Since I had played a bit with Sabien, he generously asked me to sit in on a blues. I can’t remember who else was in the band, I was just paying attention to Stubblefield.

So that is how it came to be that Clyde Stubblefield was the first Afro-American professional musician I shared a bandstand with, for one tune when I couldn’t have possibly been more green. Not only that, he gifted me with a little kick in the pants. For my solo, he and the bassist doubled the tempo. They clearly talked about it in advance: “When it’s the kid’s turn to play, let’s go twice as fast.” I stayed calm, played my Monk-type things fine and didn’t lose the form. Afterwards I remember Stubblefield gave me a smile.

A great lesson: When you go up to sit in, know that the band might not take it easy on you.

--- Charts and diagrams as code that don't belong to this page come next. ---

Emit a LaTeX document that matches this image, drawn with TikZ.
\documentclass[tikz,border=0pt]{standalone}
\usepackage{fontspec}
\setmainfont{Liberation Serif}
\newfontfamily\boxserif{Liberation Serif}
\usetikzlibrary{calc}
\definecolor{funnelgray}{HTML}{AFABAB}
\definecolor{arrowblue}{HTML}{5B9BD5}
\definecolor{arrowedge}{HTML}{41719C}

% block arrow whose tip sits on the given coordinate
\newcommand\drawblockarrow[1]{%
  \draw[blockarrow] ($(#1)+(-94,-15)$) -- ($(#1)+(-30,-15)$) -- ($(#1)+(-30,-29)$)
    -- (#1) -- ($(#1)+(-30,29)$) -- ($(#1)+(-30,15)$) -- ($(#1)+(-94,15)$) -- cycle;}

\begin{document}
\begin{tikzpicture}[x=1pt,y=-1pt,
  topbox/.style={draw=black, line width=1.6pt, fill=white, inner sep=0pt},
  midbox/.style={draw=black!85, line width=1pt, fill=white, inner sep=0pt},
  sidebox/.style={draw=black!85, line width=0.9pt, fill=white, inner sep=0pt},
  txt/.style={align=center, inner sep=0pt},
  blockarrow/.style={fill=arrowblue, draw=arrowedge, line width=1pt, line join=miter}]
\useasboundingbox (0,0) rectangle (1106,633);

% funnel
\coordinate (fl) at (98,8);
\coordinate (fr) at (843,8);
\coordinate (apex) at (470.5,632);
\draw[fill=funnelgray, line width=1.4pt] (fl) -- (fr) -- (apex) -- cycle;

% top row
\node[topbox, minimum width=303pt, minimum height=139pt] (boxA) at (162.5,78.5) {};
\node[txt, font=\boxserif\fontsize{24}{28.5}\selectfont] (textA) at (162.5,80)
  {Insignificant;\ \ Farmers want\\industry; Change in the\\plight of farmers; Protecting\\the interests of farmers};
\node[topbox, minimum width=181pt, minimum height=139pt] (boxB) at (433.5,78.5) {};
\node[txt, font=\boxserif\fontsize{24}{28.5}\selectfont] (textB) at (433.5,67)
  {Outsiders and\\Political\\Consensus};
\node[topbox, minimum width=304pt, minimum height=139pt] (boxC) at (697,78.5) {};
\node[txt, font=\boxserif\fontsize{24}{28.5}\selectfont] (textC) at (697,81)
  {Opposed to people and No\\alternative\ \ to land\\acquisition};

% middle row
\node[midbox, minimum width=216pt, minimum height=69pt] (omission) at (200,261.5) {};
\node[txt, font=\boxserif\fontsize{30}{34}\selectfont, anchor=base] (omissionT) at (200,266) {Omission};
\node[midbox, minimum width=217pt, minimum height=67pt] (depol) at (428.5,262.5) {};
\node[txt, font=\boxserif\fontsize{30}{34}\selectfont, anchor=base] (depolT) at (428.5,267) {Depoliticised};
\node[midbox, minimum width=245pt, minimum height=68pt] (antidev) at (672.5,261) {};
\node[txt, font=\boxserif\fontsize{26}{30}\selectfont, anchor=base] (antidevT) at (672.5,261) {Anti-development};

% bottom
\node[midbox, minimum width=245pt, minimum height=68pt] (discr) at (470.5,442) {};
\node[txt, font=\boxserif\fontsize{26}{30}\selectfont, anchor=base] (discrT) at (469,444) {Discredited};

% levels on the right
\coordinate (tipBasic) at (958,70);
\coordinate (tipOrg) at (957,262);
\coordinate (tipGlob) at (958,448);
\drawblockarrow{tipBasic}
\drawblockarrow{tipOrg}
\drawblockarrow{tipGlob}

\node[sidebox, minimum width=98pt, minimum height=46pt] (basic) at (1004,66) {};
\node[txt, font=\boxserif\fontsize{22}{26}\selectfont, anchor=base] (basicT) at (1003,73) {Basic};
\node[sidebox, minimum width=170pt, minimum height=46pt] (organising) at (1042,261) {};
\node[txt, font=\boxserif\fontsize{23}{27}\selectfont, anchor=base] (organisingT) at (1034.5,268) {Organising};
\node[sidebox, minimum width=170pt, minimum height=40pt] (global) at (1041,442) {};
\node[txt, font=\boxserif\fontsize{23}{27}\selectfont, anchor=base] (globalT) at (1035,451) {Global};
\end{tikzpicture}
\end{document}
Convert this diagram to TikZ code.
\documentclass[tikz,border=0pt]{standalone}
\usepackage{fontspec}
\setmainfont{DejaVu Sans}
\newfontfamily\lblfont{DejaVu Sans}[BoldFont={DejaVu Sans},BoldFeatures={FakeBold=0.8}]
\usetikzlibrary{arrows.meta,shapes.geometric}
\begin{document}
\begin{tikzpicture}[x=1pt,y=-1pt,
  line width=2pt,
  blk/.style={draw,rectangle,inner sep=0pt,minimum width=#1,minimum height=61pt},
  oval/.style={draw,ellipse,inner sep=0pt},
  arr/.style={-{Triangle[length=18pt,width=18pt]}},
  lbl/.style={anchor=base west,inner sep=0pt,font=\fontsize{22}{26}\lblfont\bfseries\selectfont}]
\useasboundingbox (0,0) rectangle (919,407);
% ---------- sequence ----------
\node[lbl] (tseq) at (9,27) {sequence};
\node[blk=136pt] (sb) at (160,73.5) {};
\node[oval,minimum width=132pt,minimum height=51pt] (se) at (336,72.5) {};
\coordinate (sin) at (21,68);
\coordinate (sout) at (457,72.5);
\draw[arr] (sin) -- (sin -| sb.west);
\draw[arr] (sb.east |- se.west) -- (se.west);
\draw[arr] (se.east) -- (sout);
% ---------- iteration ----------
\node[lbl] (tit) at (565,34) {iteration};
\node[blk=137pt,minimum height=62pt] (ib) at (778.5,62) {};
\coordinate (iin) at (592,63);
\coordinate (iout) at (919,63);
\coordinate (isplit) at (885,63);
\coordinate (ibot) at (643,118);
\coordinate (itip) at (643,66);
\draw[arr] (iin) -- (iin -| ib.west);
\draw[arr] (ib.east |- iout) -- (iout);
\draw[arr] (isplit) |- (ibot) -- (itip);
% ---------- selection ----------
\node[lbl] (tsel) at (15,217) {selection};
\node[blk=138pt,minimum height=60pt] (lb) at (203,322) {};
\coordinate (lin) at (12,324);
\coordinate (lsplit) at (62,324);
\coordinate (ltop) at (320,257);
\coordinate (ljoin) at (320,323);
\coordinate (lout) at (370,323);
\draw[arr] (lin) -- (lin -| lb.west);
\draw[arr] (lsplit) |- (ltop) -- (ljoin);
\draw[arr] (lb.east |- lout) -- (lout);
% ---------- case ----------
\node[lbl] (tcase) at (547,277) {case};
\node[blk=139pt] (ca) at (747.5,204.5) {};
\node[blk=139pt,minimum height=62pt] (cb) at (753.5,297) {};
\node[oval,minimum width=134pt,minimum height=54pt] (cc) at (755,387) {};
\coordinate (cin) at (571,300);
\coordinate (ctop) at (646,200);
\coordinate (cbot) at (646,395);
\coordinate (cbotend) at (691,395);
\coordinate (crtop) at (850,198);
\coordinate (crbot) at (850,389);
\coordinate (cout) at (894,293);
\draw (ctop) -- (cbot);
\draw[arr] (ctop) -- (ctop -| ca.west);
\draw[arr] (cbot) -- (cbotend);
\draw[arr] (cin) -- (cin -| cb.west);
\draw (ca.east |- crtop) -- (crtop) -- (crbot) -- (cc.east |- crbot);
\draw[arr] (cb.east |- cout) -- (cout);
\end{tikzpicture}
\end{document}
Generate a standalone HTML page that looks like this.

By the end of high school my constant imitation was too much. Thelonious Monk himself came to me in a dream and told me to quit the charade. Monk, John Coltrane, and Art Blakey (who had just passed) came back from the dead to play one last trio gig. Monk played many more notes than his living style, Coltrane many fewer notes than his living style, and Blakey was lighter and less theatrical, more like Billy Higgins. It was a great gig! (They sure didn’t need a bass player.) For the encore, Monk came out and played one of his utterly magnificent solo ballads, a cross between a hymn and sentimental love letter, stamped in burnished gold with his trademark acidic harmony. I was so moved by the encore I wept and went backstage. When I found Monk I interrupted him with his friends and begged, “How do you do that?”

He looked at me, his face nothing but irritation, perhaps even contempt. “You just need to go to church,” he curtly explained before turning back to his crew.

When I woke up, it was clear that the message was, “Better try to be yourself, because you will never be Monk.”